For the last several years I’ve said over and over that we are in a spiritual war. Those on the left don’t understand the idea of a SPIRITUAL war — and in their desire to demonize their opponents they pretend that that means we conservatives and Christians want to do what THEY do, which is resort to violence. That is a lie. We must reject it with everything in us. The secular left believe this world is all there is, so they must do whatever they can to win. But we know there is another world that is more important than this world. So our chief weapons are prayer — and truth — and LOVE. It would do the deepest disservice to Charlie and all he lived for — and now died for — if anyone would be stupid enough not to know that. The most radical thing anyone can do to counter the evil on the left is to pray. Pray for our enemies. Tell people about Jesus. If Charlie’s death can motivate us to do that more boldly than ever, God’s purposes will be served. We need to be warriors for truth and love, and we need to let Charlie’s death move us to be much bolder than we have been.

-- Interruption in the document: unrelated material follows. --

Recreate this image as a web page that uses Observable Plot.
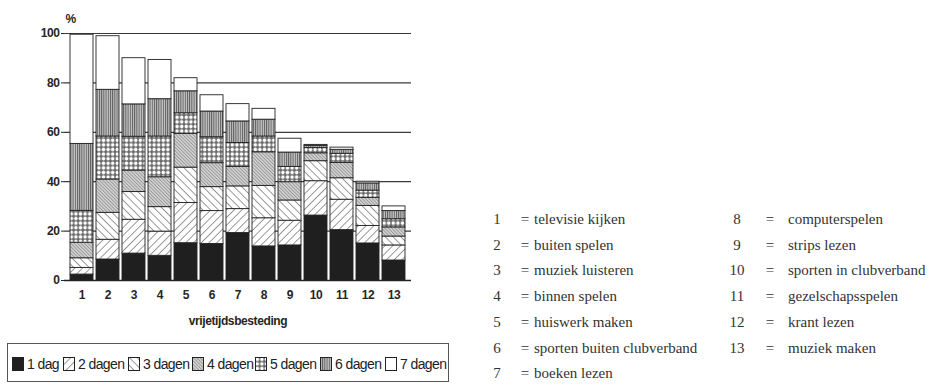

I’ve also often said that God is with us in this war, and that it is His will that we win. And I believe we will win. But in a war there are casualties. And Charlie is one of those casualties. But may his death remind us of why we are in this war. We are in this war to spread the love and the truth of God, and to show those who hate us that we will not stoop to what they will stoop to. We would rather die. And if we must die, we WILL die, knowing that when we die, we do NOT die, but step into the presence of the One Who is Truth and Love. That’s not just a nice idea. It’s the most important thing in the universe.
To counter the evil that is all around us, then, resolve today to give yourself WHOLLY to Jesus and to His purposes. That’s what Charlie did. And that’s what Charlie would want you to do. Now go and do it. It’s why you were born and it is the purpose of your life. Don’t miss it.